Successful industrial economics, including China, Japan and South Korea, take a whole-system approach to policy design, aligning trade, energy and investment into their supply chain strategies, centred around clear long-term economic objectives.
And at a time where the UK continues to assert the need to strengthen its supply chains and long-term economic security, such interventions as the new trade measures cuts against these broad objectives.
The UK’s continued siloed approach to policymaking continues to prevent the level of integration required to meet the government’s wider strategic plans, let alone contribute to economic growth.
The ill-fated fortune of the steel industry
The challenges facing the UK’s steel sector are real, and the global context of China’s overcapacity and its use of trade as a geopolitical instrument, warrants a coherent response.

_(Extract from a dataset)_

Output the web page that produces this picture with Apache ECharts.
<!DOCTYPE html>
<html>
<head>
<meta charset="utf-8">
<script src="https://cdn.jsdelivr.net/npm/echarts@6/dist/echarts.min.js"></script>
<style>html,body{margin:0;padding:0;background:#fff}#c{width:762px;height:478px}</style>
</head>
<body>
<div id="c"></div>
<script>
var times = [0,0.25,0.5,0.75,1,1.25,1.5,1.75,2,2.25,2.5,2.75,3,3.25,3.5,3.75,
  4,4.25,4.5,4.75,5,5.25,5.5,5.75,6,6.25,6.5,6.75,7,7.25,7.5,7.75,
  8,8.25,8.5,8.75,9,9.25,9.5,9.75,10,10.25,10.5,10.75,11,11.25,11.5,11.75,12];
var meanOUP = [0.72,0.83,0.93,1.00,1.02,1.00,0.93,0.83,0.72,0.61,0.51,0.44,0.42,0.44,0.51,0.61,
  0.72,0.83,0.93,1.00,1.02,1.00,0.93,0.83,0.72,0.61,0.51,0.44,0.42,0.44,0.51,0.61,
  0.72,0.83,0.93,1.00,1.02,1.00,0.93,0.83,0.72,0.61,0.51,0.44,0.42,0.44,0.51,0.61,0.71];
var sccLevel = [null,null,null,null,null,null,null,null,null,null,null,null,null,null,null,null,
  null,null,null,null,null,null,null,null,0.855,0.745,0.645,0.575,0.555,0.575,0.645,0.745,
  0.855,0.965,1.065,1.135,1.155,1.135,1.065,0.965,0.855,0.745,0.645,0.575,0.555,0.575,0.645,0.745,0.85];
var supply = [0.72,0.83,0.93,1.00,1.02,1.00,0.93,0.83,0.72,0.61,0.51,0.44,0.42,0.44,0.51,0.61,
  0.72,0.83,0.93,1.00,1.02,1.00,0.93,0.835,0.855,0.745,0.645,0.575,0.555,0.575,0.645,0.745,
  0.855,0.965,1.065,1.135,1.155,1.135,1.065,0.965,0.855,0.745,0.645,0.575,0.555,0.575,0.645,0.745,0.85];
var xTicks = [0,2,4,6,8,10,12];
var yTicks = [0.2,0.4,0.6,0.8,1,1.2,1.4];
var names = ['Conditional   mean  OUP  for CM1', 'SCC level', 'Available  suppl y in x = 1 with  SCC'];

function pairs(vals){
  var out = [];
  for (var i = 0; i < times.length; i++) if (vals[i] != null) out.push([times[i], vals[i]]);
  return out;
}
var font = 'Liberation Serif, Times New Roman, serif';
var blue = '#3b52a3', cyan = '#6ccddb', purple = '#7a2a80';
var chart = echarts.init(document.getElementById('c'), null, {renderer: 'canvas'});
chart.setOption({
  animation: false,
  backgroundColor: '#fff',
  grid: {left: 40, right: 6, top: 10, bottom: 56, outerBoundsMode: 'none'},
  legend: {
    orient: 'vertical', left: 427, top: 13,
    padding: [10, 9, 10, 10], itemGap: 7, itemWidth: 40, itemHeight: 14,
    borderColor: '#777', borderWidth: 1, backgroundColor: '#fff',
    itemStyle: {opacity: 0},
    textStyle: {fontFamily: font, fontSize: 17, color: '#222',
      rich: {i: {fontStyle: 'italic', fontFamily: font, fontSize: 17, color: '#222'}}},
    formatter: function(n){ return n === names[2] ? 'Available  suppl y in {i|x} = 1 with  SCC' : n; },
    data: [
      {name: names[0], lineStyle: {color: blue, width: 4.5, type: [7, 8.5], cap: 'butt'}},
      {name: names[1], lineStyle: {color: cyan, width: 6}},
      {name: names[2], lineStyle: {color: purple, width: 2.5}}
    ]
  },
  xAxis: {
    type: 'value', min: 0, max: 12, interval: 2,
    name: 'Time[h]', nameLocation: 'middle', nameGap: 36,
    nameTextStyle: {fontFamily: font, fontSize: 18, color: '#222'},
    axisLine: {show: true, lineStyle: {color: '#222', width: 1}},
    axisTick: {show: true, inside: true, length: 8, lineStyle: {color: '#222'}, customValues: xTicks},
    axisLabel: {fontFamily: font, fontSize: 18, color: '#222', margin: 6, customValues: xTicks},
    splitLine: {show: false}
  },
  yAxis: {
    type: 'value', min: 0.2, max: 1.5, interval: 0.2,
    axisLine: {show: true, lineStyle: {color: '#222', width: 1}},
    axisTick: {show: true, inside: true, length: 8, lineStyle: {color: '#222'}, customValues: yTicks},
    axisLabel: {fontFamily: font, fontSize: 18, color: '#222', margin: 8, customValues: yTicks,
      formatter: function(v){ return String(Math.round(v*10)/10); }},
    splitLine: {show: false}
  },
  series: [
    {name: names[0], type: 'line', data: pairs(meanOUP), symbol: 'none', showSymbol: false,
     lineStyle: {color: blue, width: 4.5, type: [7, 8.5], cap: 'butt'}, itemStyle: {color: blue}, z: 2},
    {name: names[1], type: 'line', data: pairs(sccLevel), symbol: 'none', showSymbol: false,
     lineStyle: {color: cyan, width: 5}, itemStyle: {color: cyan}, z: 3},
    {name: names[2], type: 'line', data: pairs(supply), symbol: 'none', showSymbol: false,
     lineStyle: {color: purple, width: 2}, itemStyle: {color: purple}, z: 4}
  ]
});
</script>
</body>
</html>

But the Steel Strategy has not delivered one. It has produced a package of measures that appear politically driven, economically underdeveloped and insufficiently tested against their wider consequences.
This is not simply a steel problem. It is a problem with how the UK designs and delivers industrial policy. Time and time again, the Government produces siloed policies that fail to connect overarching priorities with clear economic objectives, or deliver in the interests of our national security and economic resilience.
The Steel Strategy should therefore serve as a lesson for future sector-focused interventions.
Policymakers must develop a better understanding of entire value chains, engage meaningfully with all parts of industry and undertake rigorous assessments of potential unintended consequences before introducing major market interventions. What’s more, data-led decision making based on what is actually happening in the economy and accurately reflects the complex supply chains of our island trading nation, and not what the government of the day thinks is happening, is vital.
These lessons will become increasingly important as the government turns its attention to other strategically important and foundational sectors, including aluminium, cement and chemicals. The risk is that the same mistakes are repeated. The opportunity is to learn from them.